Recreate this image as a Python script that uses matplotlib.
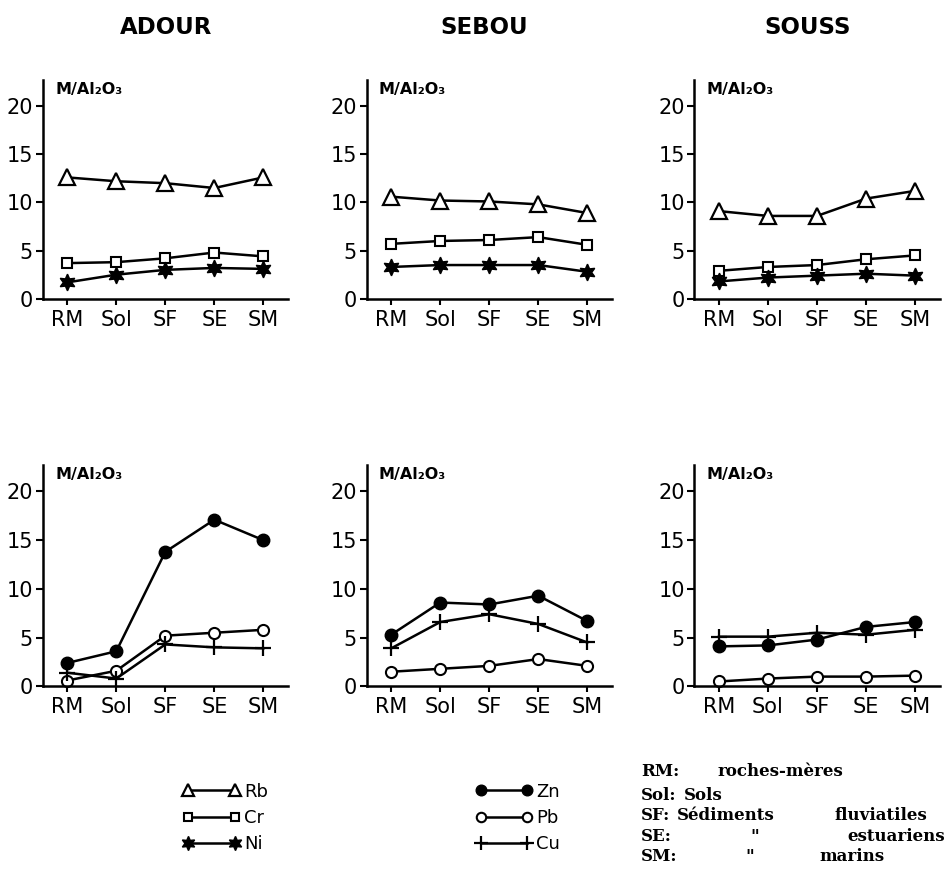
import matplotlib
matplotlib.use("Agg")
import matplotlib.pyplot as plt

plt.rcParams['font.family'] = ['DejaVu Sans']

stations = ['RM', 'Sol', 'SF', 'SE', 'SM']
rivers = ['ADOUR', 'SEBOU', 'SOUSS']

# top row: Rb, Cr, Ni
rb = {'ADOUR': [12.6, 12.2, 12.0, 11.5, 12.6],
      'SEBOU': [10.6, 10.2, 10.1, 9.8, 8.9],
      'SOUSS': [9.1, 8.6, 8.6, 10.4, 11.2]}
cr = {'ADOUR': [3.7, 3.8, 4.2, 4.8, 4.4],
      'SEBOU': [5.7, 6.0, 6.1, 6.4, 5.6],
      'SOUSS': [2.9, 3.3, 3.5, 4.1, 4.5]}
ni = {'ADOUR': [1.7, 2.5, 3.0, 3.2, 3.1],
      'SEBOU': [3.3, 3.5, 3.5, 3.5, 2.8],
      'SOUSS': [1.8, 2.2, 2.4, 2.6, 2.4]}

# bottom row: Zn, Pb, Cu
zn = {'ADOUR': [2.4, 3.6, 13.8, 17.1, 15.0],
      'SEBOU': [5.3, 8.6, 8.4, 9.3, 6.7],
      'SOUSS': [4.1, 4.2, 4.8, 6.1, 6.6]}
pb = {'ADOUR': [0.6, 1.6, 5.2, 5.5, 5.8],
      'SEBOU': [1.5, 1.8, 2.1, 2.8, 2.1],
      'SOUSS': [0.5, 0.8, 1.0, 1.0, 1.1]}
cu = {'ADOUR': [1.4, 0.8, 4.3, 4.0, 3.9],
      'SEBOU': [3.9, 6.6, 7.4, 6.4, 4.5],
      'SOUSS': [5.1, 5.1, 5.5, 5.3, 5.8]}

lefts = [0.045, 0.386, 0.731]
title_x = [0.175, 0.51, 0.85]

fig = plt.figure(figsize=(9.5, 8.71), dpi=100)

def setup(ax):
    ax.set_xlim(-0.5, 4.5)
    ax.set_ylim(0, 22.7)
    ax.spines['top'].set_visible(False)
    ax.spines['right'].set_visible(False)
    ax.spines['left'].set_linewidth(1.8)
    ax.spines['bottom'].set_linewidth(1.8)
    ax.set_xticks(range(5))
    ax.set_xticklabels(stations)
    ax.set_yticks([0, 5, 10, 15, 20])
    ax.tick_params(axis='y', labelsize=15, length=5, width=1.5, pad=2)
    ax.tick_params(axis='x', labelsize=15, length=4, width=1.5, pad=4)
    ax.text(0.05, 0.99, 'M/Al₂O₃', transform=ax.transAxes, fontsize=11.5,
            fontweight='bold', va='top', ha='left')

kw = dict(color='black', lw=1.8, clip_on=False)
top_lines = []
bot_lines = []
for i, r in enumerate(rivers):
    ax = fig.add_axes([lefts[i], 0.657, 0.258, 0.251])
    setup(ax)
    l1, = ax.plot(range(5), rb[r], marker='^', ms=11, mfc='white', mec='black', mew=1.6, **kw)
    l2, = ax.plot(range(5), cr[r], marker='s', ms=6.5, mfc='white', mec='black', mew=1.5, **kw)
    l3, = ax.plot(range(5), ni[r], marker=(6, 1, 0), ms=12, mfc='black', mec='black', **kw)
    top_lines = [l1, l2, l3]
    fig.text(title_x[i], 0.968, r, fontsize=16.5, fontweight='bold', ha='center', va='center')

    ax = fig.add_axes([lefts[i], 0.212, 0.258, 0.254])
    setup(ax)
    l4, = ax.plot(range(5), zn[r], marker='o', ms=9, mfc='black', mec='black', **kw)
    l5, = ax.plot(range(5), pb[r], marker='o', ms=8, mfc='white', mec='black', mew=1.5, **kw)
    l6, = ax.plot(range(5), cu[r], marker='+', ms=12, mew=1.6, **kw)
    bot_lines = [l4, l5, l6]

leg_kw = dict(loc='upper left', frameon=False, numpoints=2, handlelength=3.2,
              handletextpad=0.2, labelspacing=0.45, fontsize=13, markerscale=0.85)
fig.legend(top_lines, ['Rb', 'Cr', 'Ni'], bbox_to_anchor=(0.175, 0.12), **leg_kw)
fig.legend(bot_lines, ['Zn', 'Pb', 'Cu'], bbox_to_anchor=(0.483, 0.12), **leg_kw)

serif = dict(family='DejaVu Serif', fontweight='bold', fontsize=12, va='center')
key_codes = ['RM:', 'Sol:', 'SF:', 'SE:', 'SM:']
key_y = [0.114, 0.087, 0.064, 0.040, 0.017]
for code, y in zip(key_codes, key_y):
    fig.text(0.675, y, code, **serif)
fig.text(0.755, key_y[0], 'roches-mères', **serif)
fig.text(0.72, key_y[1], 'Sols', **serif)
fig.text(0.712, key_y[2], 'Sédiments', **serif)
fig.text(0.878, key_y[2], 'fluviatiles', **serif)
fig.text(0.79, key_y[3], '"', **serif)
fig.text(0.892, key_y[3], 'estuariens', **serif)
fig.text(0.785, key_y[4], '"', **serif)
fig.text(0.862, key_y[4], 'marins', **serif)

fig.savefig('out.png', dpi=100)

▬▬▬▬▬▬▬▬▬▬

» **REQUEST**
Begin at the top of the material above and output each line exactly, stopping after the line that holds "rivers = ['ADOUR', 'SEBOU', 'SOUSS']". Leave out pictures.

» **SOLUTION FOR THIS PROBLEM**
Recreate this image as a Python script that uses matplotlib.
import matplotlib
matplotlib.use("Agg")
import matplotlib.pyplot as plt

plt.rcParams['font.family'] = ['DejaVu Sans']

stations = ['RM', 'Sol', 'SF', 'SE', 'SM']
rivers = ['ADOUR', 'SEBOU', 'SOUSS']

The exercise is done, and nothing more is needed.